Plan for Diagnosis section of Vocal Fold Paresis article:
Elaborate on voice assessment techniques: indirect laryngoscopy, flexible fiberoptic laryngoscopy, video stroboscopy, CXR, CT, MRI, barium swallow, EMG
Simplify language, add more current sources
Merati, A. L., Halum, S. L., & Smith, T. L. (September 01, 2006). Diagnostic Testing for Vocal Fold Paralysis: Survey of Practice and Evidence-Based Medicine Review. The Laryngoscope, 116, 9, 1539-1552.
Misono, S., & Merati, A. L. (January 01, 2012). Evidence-based practice: evaluation and management of unilateral vocal fold paralysis. Otolaryngologic Clinics of North America,45, 5, 1083-108.
Rickert, S. M., Childs, L. F., Carey, B. T., Murry, T., & Sulica, L. (January 01, 2012). Laryngeal electromyography for prognosis of vocal fold palsy: A Meta-Analysis. The Laryngoscope, 122, 1, 158-161.
Syamal, M. N., & Benninger, M. S. (January 01, 2016). Vocal fold paresis: a review of clinical presentation, differential diagnosis, and prognostic indicators. Current Opinion in Otolaryngology & Head and Neck Surgery, 24, 3, 197-202.
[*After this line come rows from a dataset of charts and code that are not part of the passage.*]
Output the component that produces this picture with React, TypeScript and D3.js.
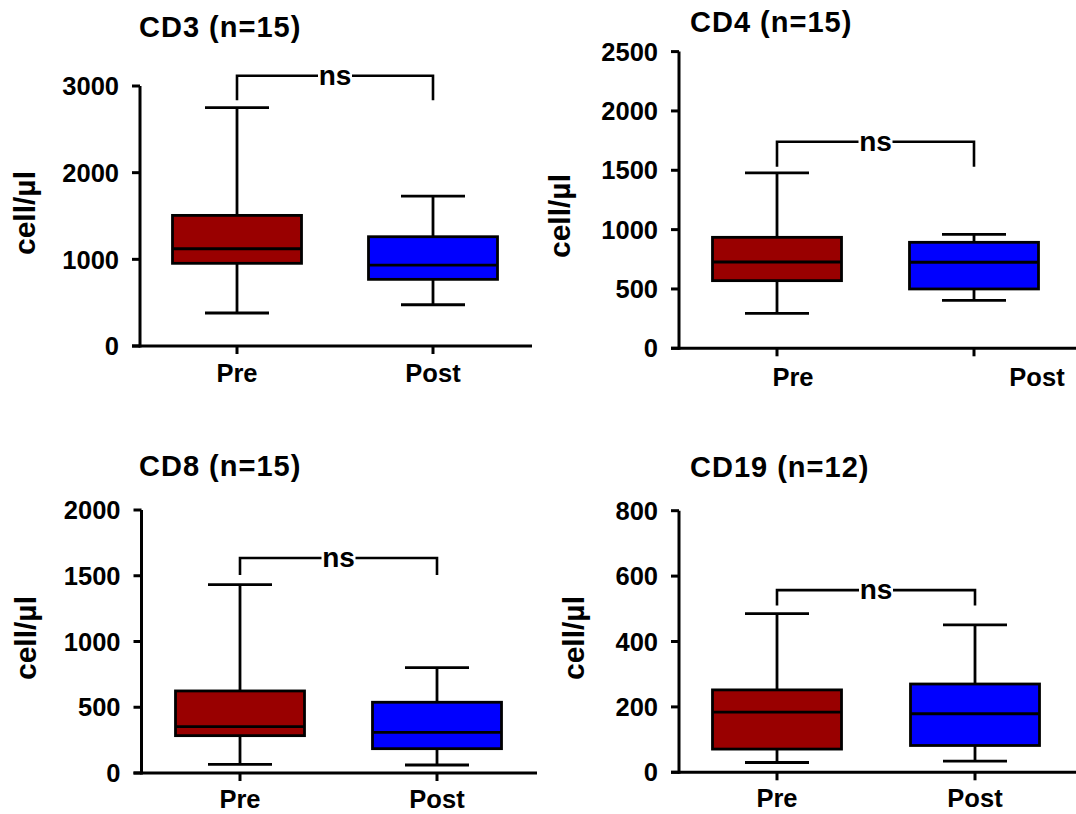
import React from 'react';
import * as d3 from 'd3';

// ---------- data ----------
const groups = ['Pre', 'Post'];
const panelTitles = ['CD3 (n=15)', 'CD4 (n=15)', 'CD8 (n=15)', 'CD19 (n=12)'];
const yMaxes = [3000, 2500, 2000, 800];
const yTickSteps = [1000, 500, 500, 200];
// five-number summaries: [min, q1, median, q3, max]
const cd3Pre = [381, 954, 1122, 1507, 2750];
const cd3Post = [476, 769, 934, 1261, 1730];
const cd4Pre = [295, 570, 727, 935, 1478];
const cd4Post = [404, 500, 725, 893, 960];
const cd8Pre = [66, 284, 352, 624, 1432];
const cd8Post = [61, 185, 309, 538, 801];
const cd19Pre = [30, 71, 184, 252, 485];
const cd19Post = [34, 82, 179, 270, 451];
const bracketTops = [3118, 1741, 1635, 557];
const bracketLegs = [2837, 1530, 1506, 510];
const sigLabels = ['ns', 'ns', 'ns', 'ns'];
const yAxisLabel = 'cell/µl';

const panelData = [
  [cd3Pre, cd3Post],
  [cd4Pre, cd4Post],
  [cd8Pre, cd8Post],
  [cd19Pre, cd19Post],
];

// ---------- layout ----------
const layouts = [
  { axisX: 140, top: 86, bottom: 346, xEnd: 532, preX: 237, postX: 433, titleX: 139, titleY: 37, labX: 35, labY: 213, xLabDy: 36, xLabOff: [0, 0] },
  { axisX: 679, top: 51.6, bottom: 348.3, xEnd: 1080, preX: 777, postX: 974, titleX: 690, titleY: 32, labX: 570, labY: 216, xLabDy: 38, xLabOff: [16, 63] },
  { axisX: 141.5, top: 510, bottom: 773, xEnd: 537, preX: 240, postX: 437, titleX: 139, titleY: 476, labX: 36, labY: 638, xLabDy: 35, xLabOff: [0, 0] },
  { axisX: 679, top: 510.7, bottom: 772.3, xEnd: 1080, preX: 777, postX: 975, titleX: 690, titleY: 477, labX: 584, labY: 638, xLabDy: 35, xLabOff: [0, 0] },
];

const colors = ['#990000', '#0000FF'];
const FONT = '"Liberation Sans", Arial, Helvetica, sans-serif';
const BOX_W = 129;
const CAP_W = 64;
const SW = 2.8;

function Panel({ i }: { i: number }) {
  const L = layouts[i];
  const y = d3.scaleLinear().domain([0, yMaxes[i]]).range([L.bottom, L.top]);
  const x = d3.scalePoint<string>().domain(groups).range([L.preX, L.postX]);
  const ticks = d3.range(0, yMaxes[i] + 1, yTickSteps[i]);
  const px = x('Pre')!;
  const qx = x('Post')!;
  const mid = (px + qx) / 2;
  const bt = y(bracketTops[i]);
  const bl = y(bracketLegs[i]);
  return (
    <g>
      <text x={L.titleX} y={L.titleY} fontFamily={FONT} fontWeight="bold" fontSize={29} letterSpacing={1}>
        {panelTitles[i]}
      </text>
      <text
        transform={`translate(${L.labX},${L.labY}) rotate(-90)`}
        textAnchor="middle"
        fontFamily={FONT}
        fontWeight="bold"
        fontSize={30}
      >
        {yAxisLabel}
      </text>
      {/* y axis */}
      <line x1={L.axisX} x2={L.axisX} y1={y(yMaxes[i])} y2={L.bottom + 1.5} stroke="#000" strokeWidth={3} />
      {ticks.map((t) => (
        <g key={t}>
          <line x1={L.axisX - 8} x2={L.axisX} y1={y(t)} y2={y(t)} stroke="#000" strokeWidth={3} />
          <text x={L.axisX - 21} y={y(t)} dy="0.36em" textAnchor="end" fontFamily={FONT} fontWeight="bold" fontSize={25.5}>
            {t}
          </text>
        </g>
      ))}
      {/* x axis */}
      <line x1={L.axisX - 8} x2={L.xEnd} y1={L.bottom} y2={L.bottom} stroke="#000" strokeWidth={3} />
      {groups.map((g, gi) => (
        <g key={g}>
          <line x1={x(g)!} x2={x(g)!} y1={L.bottom} y2={L.bottom + 8} stroke="#000" strokeWidth={3} />
          <text
            x={x(g)! + L.xLabOff[gi]}
            y={L.bottom + L.xLabDy}
            textAnchor="middle"
            fontFamily={FONT}
            fontWeight="bold"
            fontSize={25.5}
          >
            {g}
          </text>
        </g>
      ))}
      {/* boxes */}
      {groups.map((g, gi) => {
        const [mn, q1, md, q3, mx] = panelData[i][gi];
        const cx = x(g)!;
        return (
          <g key={g}>
            <line x1={cx} x2={cx} y1={y(q3)} y2={y(mx)} stroke="#000" strokeWidth={SW} />
            <line x1={cx} x2={cx} y1={y(q1)} y2={y(mn)} stroke="#000" strokeWidth={SW} />
            <line x1={cx - CAP_W / 2} x2={cx + CAP_W / 2} y1={y(mx)} y2={y(mx)} stroke="#000" strokeWidth={SW} />
            <line x1={cx - CAP_W / 2} x2={cx + CAP_W / 2} y1={y(mn)} y2={y(mn)} stroke="#000" strokeWidth={SW} />
            <rect
              x={cx - BOX_W / 2}
              y={y(q3)}
              width={BOX_W}
              height={y(q1) - y(q3)}
              fill={colors[gi]}
              stroke="#000"
              strokeWidth={SW}
            />
            <line x1={cx - BOX_W / 2} x2={cx + BOX_W / 2} y1={y(md)} y2={y(md)} stroke="#000" strokeWidth={SW} />
          </g>
        );
      })}
      {/* significance bracket */}
      <path
        d={`M${px},${bl}V${bt}H${mid - 17}M${mid + 17},${bt}H${qx}V${bl}`}
        fill="none"
        stroke="#000"
        strokeWidth={2.6}
      />
      <text x={mid} y={bt + 9} textAnchor="middle" fontFamily={FONT} fontWeight="bold" fontSize={28}>
        {sigLabels[i]}
      </text>
    </g>
  );
}

export default function App() {
  return (
    <svg
      width={1076}
      height={814}
      style={{ position: 'absolute', left: 0, top: 0, background: '#fff' }}
    >
      <rect width={1076} height={814} fill="#fff" />
      {[0, 1, 2, 3].map((i) => (
        <Panel key={i} i={i} />
      ))}
    </svg>
  );
}
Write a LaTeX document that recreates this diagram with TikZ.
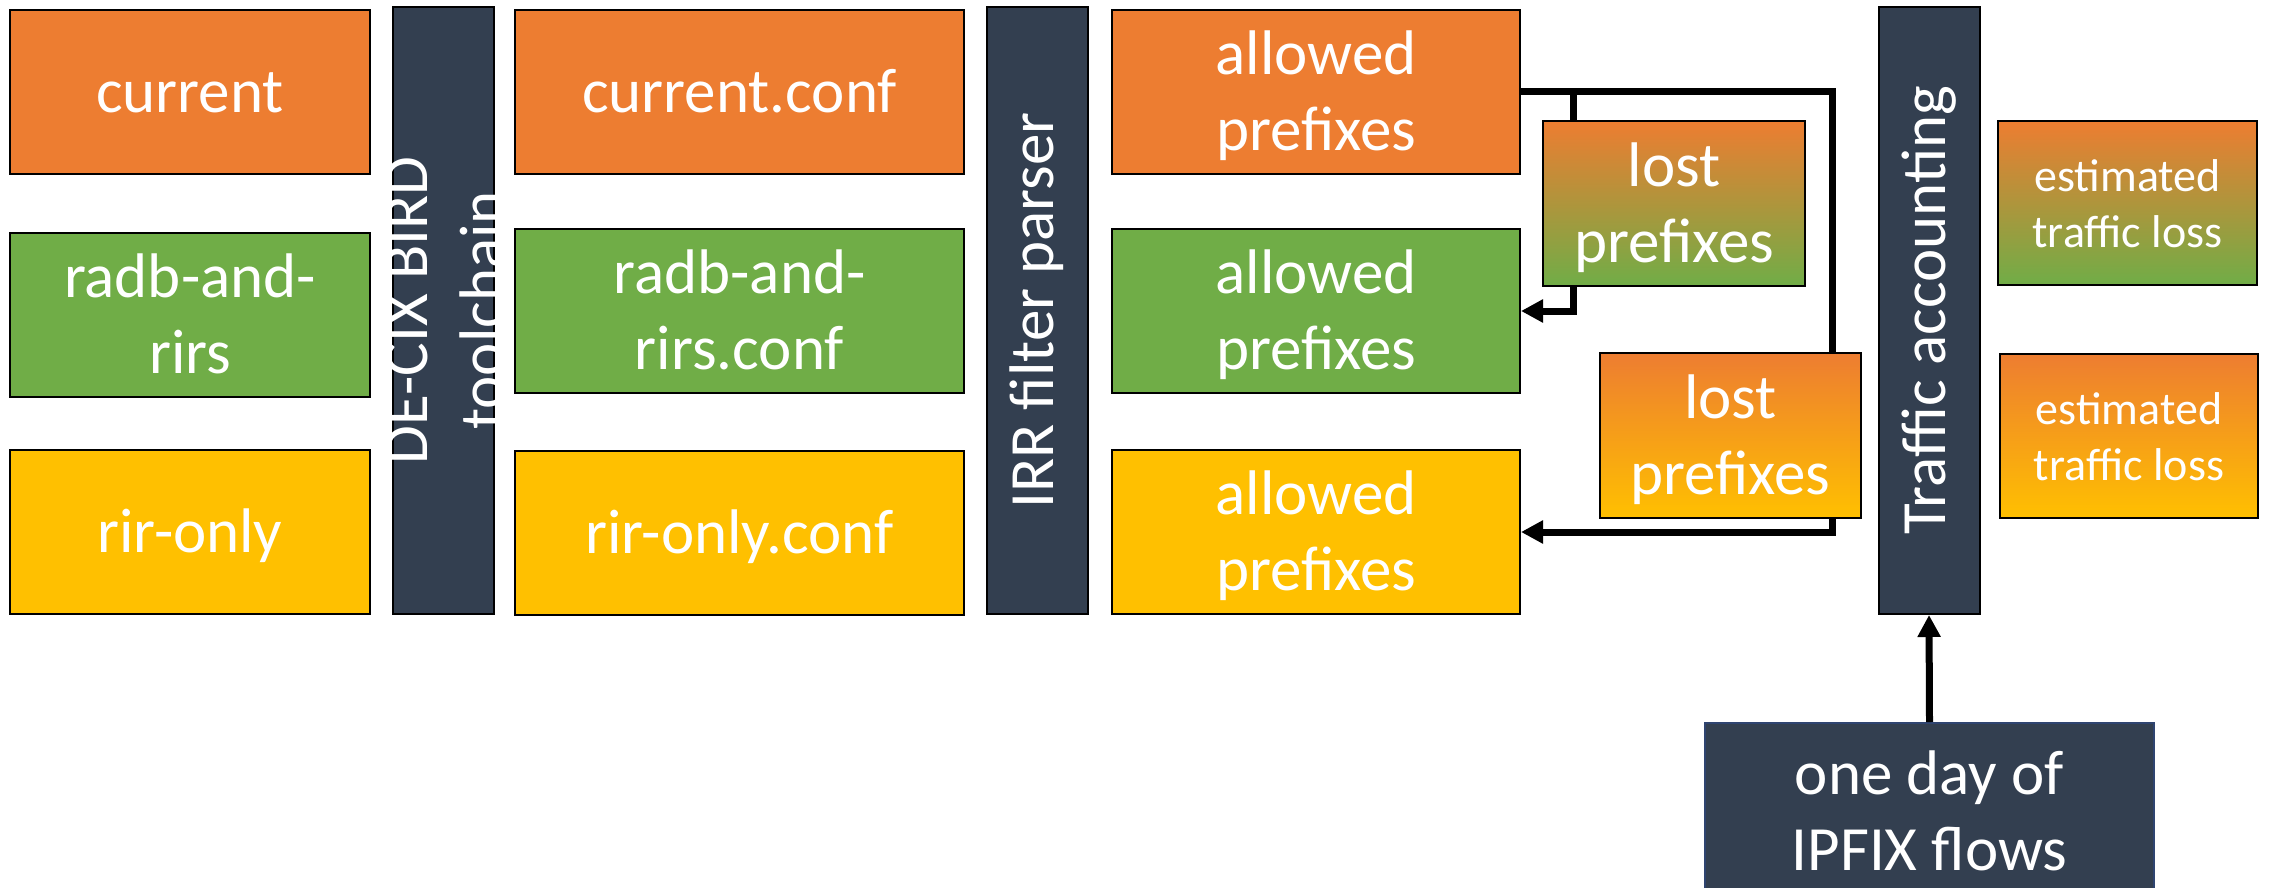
\documentclass[tikz,border=0pt]{standalone}
\usepackage{fontspec}
\setmainfont{Carlito}
\usetikzlibrary{arrows.meta}
\definecolor{cOrange}{HTML}{ED7D31}
\definecolor{cGreen}{HTML}{70AD47}
\definecolor{cYellow}{HTML}{FFC000}
\definecolor{cDark}{HTML}{333F50}
\definecolor{cNavy}{HTML}{2F4470}
\newcommand{\bigstrut}{\rule[-17pt]{0pt}{75pt}}
\newcommand{\smallstrut}{\rule[-10pt]{0pt}{53pt}}
\begin{document}
\begin{tikzpicture}[x=1pt,y=-1pt,
  box/.style={draw=black, line width=2pt, inner sep=0pt, text=white, align=center,
    font=\fontsize{63}{76}\selectfont},
  orangebox/.style={box, fill=cOrange},
  greenbox/.style={box, fill=cGreen},
  yellowbox/.style={box, fill=cYellow},
  ogbox/.style={box, top color=cOrange, bottom color=cGreen},
  oybox/.style={box, top color=cOrange, bottom color=cYellow},
  barbox/.style={box, fill=cDark, minimum width=101pt, minimum height=607pt},
  bartext/.style={text=white, align=center, rotate=90, inner sep=0pt,
    font=\fontsize{63}{76}\selectfont},
  estfont/.style={font=\fontsize{46}{56}\selectfont},
  conn/.style={line width=7pt, line join=miter},
  tip/.style={-{Triangle[length=22pt,width=22pt]}}
]
\clip (0,0) rectangle (2269,888);
\fill[white] (0,0) rectangle (2269,888);

% column 1
\node[orangebox, minimum width=360pt, minimum height=164pt] (cur) at (190,92) {current\bigstrut};
\node[greenbox, minimum width=360pt, minimum height=164pt] (radb) at (190,315) {radb-and-\bigstrut\\rirs\bigstrut};
\node[yellowbox, minimum width=360pt, minimum height=164pt] (rir) at (190,532) {rir-only\bigstrut};

% DE-CIX bar
\node[barbox] (decix) at (443,310.5) {};
\node[bartext] (decixtext) at (445,310.5) {DE-CIX BIRD\\toolchain};

% column 2
\node[orangebox, minimum width=449pt, minimum height=164pt] (curconf) at (739.5,92) {current.conf\bigstrut};
\node[greenbox, minimum width=449pt, minimum height=164pt] (radbconf) at (739.5,311) {radb-and-\bigstrut\\rirs.conf\bigstrut};
\node[yellowbox, minimum width=449pt, minimum height=164pt] (rirconf) at (739.5,533) {rir-only.conf\bigstrut};

% IRR bar
\node[barbox] (irr) at (1037,310.5) {};
\node[bartext] (irrtext) at (1037,310.5) {IRR filter parser};

% column 3
\node[orangebox, minimum width=408pt, minimum height=164pt] (al1) at (1316,92) {allowed\bigstrut\\prefixes\bigstrut};
\node[greenbox, minimum width=408pt, minimum height=164pt] (al2) at (1316,311) {allowed\bigstrut\\prefixes\bigstrut};
\node[yellowbox, minimum width=408pt, minimum height=164pt] (al3) at (1316,532) {allowed\bigstrut\\prefixes\bigstrut};

% lost prefixes
\node[ogbox, minimum width=262pt, minimum height=165pt] (lost1) at (1674,203.5) {lost\bigstrut\\prefixes\bigstrut};
\node[oybox, minimum width=261pt, minimum height=165pt] (lost2) at (1730.5,435.5) {lost\bigstrut\\prefixes\bigstrut};

% Traffic accounting bar
\node[barbox] (traffic) at (1929,310.5) {};
\node[bartext] (traffictext) at (1929,310.5) {Traffic accounting};

% estimated traffic loss
\node[ogbox, estfont, minimum width=259pt, minimum height=164pt] (est1) at (2127.5,203) {estimated\smallstrut\\traffic loss\smallstrut};
\node[oybox, estfont, minimum width=258pt, minimum height=164pt] (est2) at (2129,436) {estimated\smallstrut\\traffic loss\smallstrut};

% IPFIX
\node[box, draw=cNavy, fill=cDark, minimum width=449pt, minimum height=178pt] (ipfix) at (1929.5,812) {one day of\bigstrut\\IPFIX flows\bigstrut};

% connectors
\coordinate (c1) at (1573,92);
\coordinate (c2) at (1832,92);
\draw[conn] (al1.east) -- (c2) -- (c2 |- lost2.north);
\draw[conn] (c1) -- (c1 |- lost1.north);
\draw[conn, tip] (c1 |- lost1.south) |- (al2.east);
\draw[conn, tip] (c2 |- lost2.south) |- (al3.east);
\draw[conn, tip] (ipfix.north) -- (traffic.south);
\end{tikzpicture}
\end{document}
There are a variety of ways to diagnose vocal fold paralysis. Important indications of possible causes can be revealed in the patient's medical history, which may inform which diagnostic approach is taken.
Voice diagnostics are used to assess voice quality and vocal performance. Voice assessment is necessary to plan and estimate the success of a possible speech therapy.[12]
An auditory-perceptual evaluation is conducted by a Speech-Language Pathologist (S-LP), and allows changes in voice quality to be monitored over time. There are two scales which can be used to subjectively measure voice quality: the GRBAS (grade, roughness, breathiness, asthenia, strain) and the CAPE-V (Consensus Auditory Perceptual Evaluation of Voice). The GRBAS is used to rate the patient's voice quality on 5 dimensions: grade (overall severity), roughness, breathiness, asthenia (weakness) and strain. Each dimension will receive a severity rating from 0 (not present) to 3 (severe). This allows the S-LP to make a judgment about the overall severity of the voice quality. The CAPE-V is used in a similar manner, rating of the dimensions of voice quality on a subjective scale from 0-100, and using this to determine an overall severity score.
In incompletely or only partially healed paralyses, stroboscopic larynx examinations yield a type of slow motion picture to assess tension and fine mobility of the vocal folds during vocalization. Stroboscopy[3][4] and voice assessment are important to establish an individual treatment plan to improve the voice.
Breathing tests (spirometry, body plethysmography) are used to measure the impairment of respiratory flow through the larynx, particularly in patients with bilateral vocal fold paralysis.
Electromyography of the laryngeal muscles (larynx EMG),[1][13] which measures the electrical activity of the larynx muscles via thin needle electrodes, allows better differentiation between a neural lesion and other causes of impaired mobility of the vocal fold and localization of the lesion along the nerve. For example, the larynx EMG can, within limits, provide a prognosis of the development of a recurrent laryngeal nerve paralysis. While patients with a poor chance of healing can be identified at an early stage, this advanced examination technique is not available in all treatment centers.
The treating physician must view all examination results combined[4] and establish an individual diagnosis and treatment plan for each patient.